Repeat every line of the listing below exactly, minus the pictures.
------------------------
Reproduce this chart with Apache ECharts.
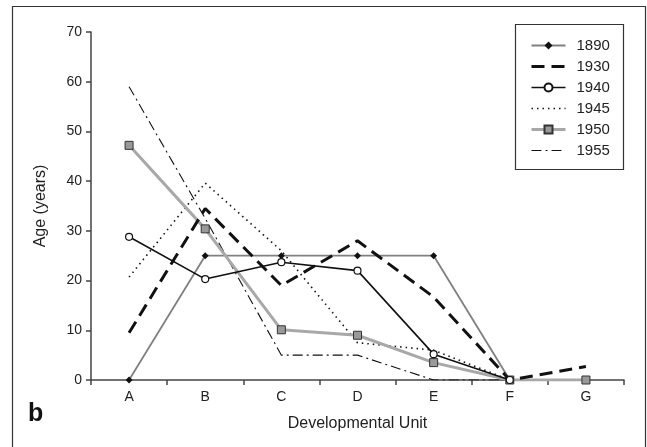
<!DOCTYPE html>
<html>
<head>
<meta charset="utf-8">
<script src="https://cdn.jsdelivr.net/npm/echarts@6/dist/echarts.min.js"></script>
<style>html,body{margin:0;padding:0;background:#fff}#c{width:647px;height:447px}</style>
</head>
<body>
<div id="c"></div>
<script>
var categories = ['A', 'B', 'C', 'D', 'E', 'F', 'G'];
var s1890 = [0, 25, 25, 25, 25, 0, null];
var s1930 = [9.5, 34.5, 19, 28, 16.7, 0, 2.7];
var s1940 = [28.8, 20.3, 23.7, 22, 5.2, 0, null];
var s1945 = [20.7, 39.6, 26, 7.5, 6, 0, null];
var s1950 = [47.2, 30.4, 10.1, 9, 3.5, 0, 0];
var s1955 = [59, 32.5, 5, 5, 0, 0, 0];
var yTicks = [0, 10, 20, 30, 40, 50, 60, 70];

var font = 'Liberation Sans, Arial, sans-serif';
var chart = echarts.init(document.getElementById('c'), null, {renderer: 'canvas'});
chart.setOption({
  animation: false,
  backgroundColor: '#fff',
  grid: {left: 91, right: 23, top: 32, bottom: 67},
  xAxis: {
    type: 'category', data: categories, boundaryGap: true,
    name: 'Developmental Unit', nameLocation: 'middle', nameGap: 36,
    nameTextStyle: {fontFamily: font, fontSize: 16, color: '#222'},
    axisLine: {lineStyle: {color: '#444', width: 1.5}},
    axisTick: {show: true, length: 5, lineStyle: {color: '#444', width: 1.5}},
    axisLabel: {fontFamily: font, fontSize: 14, color: '#222', margin: 10},
    splitLine: {show: false}
  },
  yAxis: {
    type: 'value', min: yTicks[0], max: yTicks[yTicks.length - 1], interval: 10,
    name: 'Age (years)', nameLocation: 'middle', nameGap: 42,
    nameTextStyle: {fontFamily: font, fontSize: 16, color: '#222'},
    axisLine: {show: true, lineStyle: {color: '#444', width: 1.5}},
    axisTick: {show: true, length: 5, lineStyle: {color: '#444', width: 1.5}},
    axisLabel: {fontFamily: font, fontSize: 14, color: '#222', margin: 9},
    splitLine: {show: false}
  },
  legend: {
    orient: 'vertical', left: 525, top: 33, itemGap: 6, itemWidth: 34, itemHeight: 10,
    textStyle: {fontFamily: font, fontSize: 15, color: '#222', padding: [0, 0, 0, 6]},
    data: [
      {name: '1890', lineStyle: {width: 1.8}},
      {name: '1930', itemStyle: {opacity: 0}, lineStyle: {width: 3}},
      {name: '1940', lineStyle: {width: 1.6}},
      {name: '1945', itemStyle: {opacity: 0}, lineStyle: {width: 1.6}},
      {name: '1950', lineStyle: {width: 3}},
      {name: '1955', itemStyle: {opacity: 0}, lineStyle: {width: 1.1}}
    ]
  },
  graphic: [
    {type: 'rect', shape: {x: 12.5, y: 6.5, width: 633, height: 450}, style: {fill: 'none', stroke: '#333', lineWidth: 1.2}, silent: true},
    {type: 'rect', shape: {x: 515.5, y: 24.5, width: 108, height: 145}, style: {fill: '#fff', stroke: '#333', lineWidth: 1.2}, z: -1, silent: true},
    {type: 'text', left: 28, top: 402, style: {text: 'b', font: 'bold 25px ' + font, fill: '#111'}}
  ],
  series: [
    {name: '1890', type: 'line', data: s1890, symbol: 'diamond', symbolSize: 7,
     itemStyle: {color: '#111'}, lineStyle: {color: '#808080', width: 1.8}, z: 3},
    {name: '1930', type: 'line', data: s1930, symbol: 'none',
     itemStyle: {color: '#111'}, lineStyle: {color: '#111', width: 3, type: [13, 7]}, z: 4},
    {name: '1940', type: 'line', data: s1940, symbol: 'circle', symbolSize: 7,
     itemStyle: {color: '#fff', borderColor: '#111', borderWidth: 1.2}, lineStyle: {color: '#111', width: 1.6}, z: 5},
    {name: '1945', type: 'line', data: s1945, symbol: 'none',
     itemStyle: {color: '#111'}, lineStyle: {color: '#111', width: 1.6, type: [1.5, 4]}, z: 2},
    {name: '1950', type: 'line', data: s1950, symbol: 'rect', symbolSize: 8,
     itemStyle: {color: '#999', borderColor: '#333', borderWidth: 1}, lineStyle: {color: '#a8a8a8', width: 3}, z: 3},
    {name: '1955', type: 'line', data: s1955, symbol: 'none',
     itemStyle: {color: '#111'}, lineStyle: {color: '#111', width: 1.1, type: [10, 4, 2, 4]}, z: 2}
  ]
});
</script>
</body>
</html>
------------------------
TASK RESULT:
Reproduce this chart with Apache ECharts.
<!DOCTYPE html>
<html>
<head>
<meta charset="utf-8">
<script src="https://cdn.jsdelivr.net/npm/echarts@6/dist/echarts.min.js"></script>
<style>html,body{margin:0;padding:0;background:#fff}#c{width:647px;height:447px}</style>
</head>
<body>
<div id="c"></div>
<script>
var categories = ['A', 'B', 'C', 'D', 'E', 'F', 'G'];
var s1890 = [0, 25, 25, 25, 25, 0, null];
var s1930 = [9.5, 34.5, 19, 28, 16.7, 0, 2.7];
var s1940 = [28.8, 20.3, 23.7, 22, 5.2, 0, null];
var s1945 = [20.7, 39.6, 26, 7.5, 6, 0, null];
var s1950 = [47.2, 30.4, 10.1, 9, 3.5, 0, 0];
var s1955 = [59, 32.5, 5, 5, 0, 0, 0];
var yTicks = [0, 10, 20, 30, 40, 50, 60, 70];

var font = 'Liberation Sans, Arial, sans-serif';
var chart = echarts.init(document.getElementById('c'), null, {renderer: 'canvas'});
chart.setOption({
  animation: false,
  backgroundColor: '#fff',
  grid: {left: 91, right: 23, top: 32, bottom: 67},
  xAxis: {
    type: 'category', data: categories, boundaryGap: true,
    name: 'Developmental Unit', nameLocation: 'middle', nameGap: 36,
    nameTextStyle: {fontFamily: font, fontSize: 16, color: '#222'},
    axisLine: {lineStyle: {color: '#444', width: 1.5}},
    axisTick: {show: true, length: 5, lineStyle: {color: '#444', width: 1.5}},
    axisLabel: {fontFamily: font, fontSize: 14, color: '#222', margin: 10},
    splitLine: {show: false}
  },
  yAxis: {
    type: 'value', min: yTicks[0], max: yTicks[yTicks.length - 1], interval: 10,
    name: 'Age (years)', nameLocation: 'middle', nameGap: 42,
    nameTextStyle: {fontFamily: font, fontSize: 16, color: '#222'},
    axisLine: {show: true, lineStyle: {color: '#444', width: 1.5}},
    axisTick: {show: true, length: 5, lineStyle: {color: '#444', width: 1.5}},
    axisLabel: {fontFamily: font, fontSize: 14, color: '#222', margin: 9},
    splitLine: {show: false}
  },
  legend: {
    orient: 'vertical', left: 525, top: 33, itemGap: 6, itemWidth: 34, itemHeight: 10,
    textStyle: {fontFamily: font, fontSize: 15, color: '#222', padding: [0, 0, 0, 6]},
    data: [
      {name: '1890', lineStyle: {width: 1.8}},
      {name: '1930', itemStyle: {opacity: 0}, lineStyle: {width: 3}},
      {name: '1940', lineStyle: {width: 1.6}},
      {name: '1945', itemStyle: {opacity: 0}, lineStyle: {width: 1.6}},
      {name: '1950', lineStyle: {width: 3}},
      {name: '1955', itemStyle: {opacity: 0}, lineStyle: {width: 1.1}}
    ]
  },
  graphic: [
    {type: 'rect', shape: {x: 12.5, y: 6.5, width: 633, height: 450}, style: {fill: 'none', stroke: '#333', lineWidth: 1.2}, silent: true},
    {type: 'rect', shape: {x: 515.5, y: 24.5, width: 108, height: 145}, style: {fill: '#fff', stroke: '#333', lineWidth: 1.2}, z: -1, silent: true},
    {type: 'text', left: 28, top: 402, style: {text: 'b', font: 'bold 25px ' + font, fill: '#111'}}
  ],
  series: [
    {name: '1890', type: 'line', data: s1890, symbol: 'diamond', symbolSize: 7,
     itemStyle: {color: '#111'}, lineStyle: {color: '#808080', width: 1.8}, z: 3},
    {name: '1930', type: 'line', data: s1930, symbol: 'none',
     itemStyle: {color: '#111'}, lineStyle: {color: '#111', width: 3, type: [13, 7]}, z: 4},
    {name: '1940', type: 'line', data: s1940, symbol: 'circle', symbolSize: 7,
     itemStyle: {color: '#fff', borderColor: '#111', borderWidth: 1.2}, lineStyle: {color: '#111', width: 1.6}, z: 5},
    {name: '1945', type: 'line', data: s1945, symbol: 'none',
     itemStyle: {color: '#111'}, lineStyle: {color: '#111', width: 1.6, type: [1.5, 4]}, z: 2},
    {name: '1950', type: 'line', data: s1950, symbol: 'rect', symbolSize: 8,
     itemStyle: {color: '#999', borderColor: '#333', borderWidth: 1}, lineStyle: {color: '#a8a8a8', width: 3}, z: 3},
    {name: '1955', type: 'line', data: s1955, symbol: 'none',
     itemStyle: {color: '#111'}, lineStyle: {color: '#111', width: 1.1, type: [10, 4, 2, 4]}, z: 2}
  ]
});
</script>
</body>
</html>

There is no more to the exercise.